Se è la mia ostilità a tenere lontana Scilla da Cariddi, ebbene la mia ostilità può cedere di schianto, con un atto performativo: ecco, smetto di oppormi al Ponte; fatelo pure.

Lo farete?

No, non subito. 

E si capisce: i km sono ancora tre; la profondità è ancora eccessiva, e nel mondo nessuno sta veramente cercando di costruire campate di tre chilometri. 

Invece molti sostenitori del progetto, in buona fede o meno, si comportano come se da qualche parte ci fosse un Movimento No Pont disposto a sabotare la gettata dei piloni: non fosse per questi No Pont, ormai Messina e Reggio sarebbero una città sola; ma siccome sono dappertutto, camuffati tra il popolo e le istituzioni... niente da fare, il Ponte ancora non si fa: il che almeno ci consente di ripromettere la stessa cosa a ogni tornata elettorale. 
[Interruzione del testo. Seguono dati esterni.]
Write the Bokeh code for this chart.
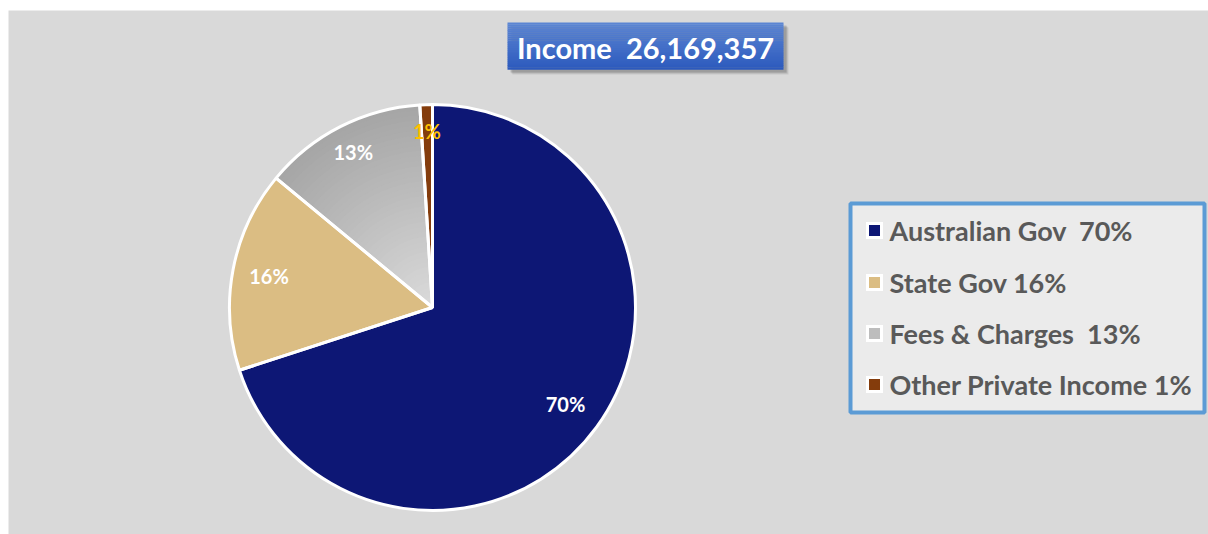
import numpy as np
from bokeh.plotting import figure
from bokeh.models import Range1d
from bokeh.embed import file_html
from bokeh.resources import INLINE
from bokeh.core.properties import value

# ---------------- data ----------------
categories = ["Australian Gov", "State Gov", "Fees & Charges", "Other Private Income"]
shares = [70, 16, 13, 1]
slice_labels = ["70%", "16%", "13%", "1%"]
legend_labels = ["Australian Gov\u00a0 70%", "State Gov 16%", "Fees & Charges\u00a0 13%",
                 "Other Private Income 1%"]
title_text = "Income\u00a0 26,169,357"

# ---------------- styles ----------------
colors = ["#0d1775", "#dbbd83", "#bdbdbd", "#843c0c"]
label_colors = ["white", "white", "white", "#ffc000"]
label_rfrac = [0.81, 0.82, 0.86, 0.87]
FONT = value("Lato")

W, H = 1208, 534
LEFT, TOP = 8, 10


def Y(img_y):
    return H - img_y


p = figure(width=W, height=H, output_backend="svg", toolbar_location=None,
           x_range=Range1d(LEFT, W), y_range=Range1d(0, H - TOP),
           min_border=0, min_border_top=TOP, min_border_left=LEFT,
           min_border_right=0, min_border_bottom=0)
p.background_fill_color = "#d9d9d9"
p.border_fill_color = "white"
p.outline_line_color = None
p.axis.visible = False
p.grid.visible = False

# ---------------- pie ----------------
cx, cy, R = 432, Y(307), 203
frac = np.array(shares, dtype=float) / sum(shares)
cum = np.concatenate([[0], np.cumsum(frac)])
starts = np.pi / 2 - 2 * np.pi * cum[:-1]
ends = np.pi / 2 - 2 * np.pi * cum[1:]

for i in range(len(shares)):
    if categories[i] == "Fees & Charges":
        # radial gradient: darker at rim, lighter toward centre
        N = 40
        c_out = np.array([0xa6, 0xa6, 0xa6])
        c_in = np.array([0xdc, 0xdc, 0xdc])
        for k in range(N):
            t = k / N
            r = R * (1 - t)
            c = (c_out * (1 - t) + c_in * t).astype(int)
            p.wedge(x=cx, y=cy, radius=r, start_angle=starts[i], end_angle=ends[i],
                    direction="clock", fill_color="#%02x%02x%02x" % tuple(c),
                    line_color=None)
    else:
        p.wedge(x=cx, y=cy, radius=R, start_angle=starts[i], end_angle=ends[i],
                direction="clock", fill_color=colors[i], line_color=None)

p.wedge(x=cx, y=cy, radius=R, start_angle=list(starts), end_angle=list(ends),
        direction="clock", fill_alpha=0, line_color="white", line_width=3)

mid = (starts + ends) / 2
lx = [cx + R * f * np.cos(a) for f, a in zip(label_rfrac, mid)]
ly = [cy + R * f * np.sin(a) for f, a in zip(label_rfrac, mid)]
p.text(x=lx, y=ly, text=slice_labels, text_align="center", text_baseline="middle",
       text_font=FONT, text_font_style="bold", text_font_size="20px",
       text_color=label_colors)

# ---------------- title box ----------------
tl, tr, tt, tb = 507, 783, 22, 69
for off, a in [(5, 0.10), (4, 0.15), (3, 0.2)]:
    p.quad(left=tl + off, right=tr + off, top=Y(tt + off), bottom=Y(tb + off),
           fill_color="#404040", fill_alpha=a, line_color=None)
NB = 24
c_top = np.array([0x5c, 0x86, 0xd4])
c_bot = np.array([0x2d, 0x5a, 0xbd])
hb = (tb - tt) / NB
for k in range(NB):
    t = (k + 0.5) / NB
    c = (c_top * (1 - t) + c_bot * t).astype(int)
    p.quad(left=tl, right=tr, top=Y(tt + k * hb), bottom=Y(tt + (k + 1) * hb) - 0.3,
           fill_color="#%02x%02x%02x" % tuple(c), line_color=None)
p.text(x=[(tl + tr) / 2], y=[Y(47)], text=[title_text], text_align="center",
       text_baseline="middle", text_font=FONT, text_font_style="bold",
       text_font_size="29px", text_color="white")

# ---------------- legend ----------------
p.quad(left=850, right=1204, top=Y(203), bottom=Y(412), fill_color="#ebebeb",
       line_color="#5b9bd5", line_width=4)
rows = [Y(230), Y(282), Y(333), Y(384)]
p.rect(x=[874] * 4, y=rows, width=17, height=17, fill_color="white", line_color=None)
p.rect(x=[874] * 4, y=rows, width=11, height=11, fill_color=colors, line_color=None)
p.text(x=[889] * 4, y=rows, text=legend_labels, text_align="left", text_baseline="middle",
       text_font=FONT, text_font_style="bold", text_font_size="27px", text_color="#595959")

open("out.html", "w").write(file_html(p, INLINE))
È un meccanismo così rodato che ormai anch'io ho la sensazione di farne parte, ogni volta che il politico di turno tira fuori l'argomento e quelli come me recitano la parte degli oppositori. Come se fossimo noi il motivo per cui il ponte non si fa: non la geografia, non i 3 km, non la profondità, non i limiti dei materiali e delle tecnologie, no: sarei io, coi miei discorsetti on line, col mio scetticismo di maniera.

Come se a me alla fine poi dispiacesse il ponte in sé: e invece no, giuro, non ho mai bloccato un cantiere, non ho mai boicottato nessuna impresa, non solo: il giorno che si farà ne sarò contento. 

Ma non si fa.

E perché non si fa, secondo voi?


(PS: in una prima versione di questo pezzo si citava ancora il ponte di Akashi come la campata unica più lunga del mondo. Questo malgrado già da un anno sui Dardanelli sia stato inaugurato il ponte della battaglia di Gallipoli del 1915, che supera la campata di Akashi di... una ventina di metri. Ringrazio il commentatore che mi ha avvisato dell'errore. Chi insiste sul fatto che possiamo costruire il ponte sullo Stretto, sostiene di poter migliorare il record mondiale di quasi un km. E lo sostiene da trent'anni. E in trent'anni non abbiamo visto niente, forse non avevamo abbastanza fede).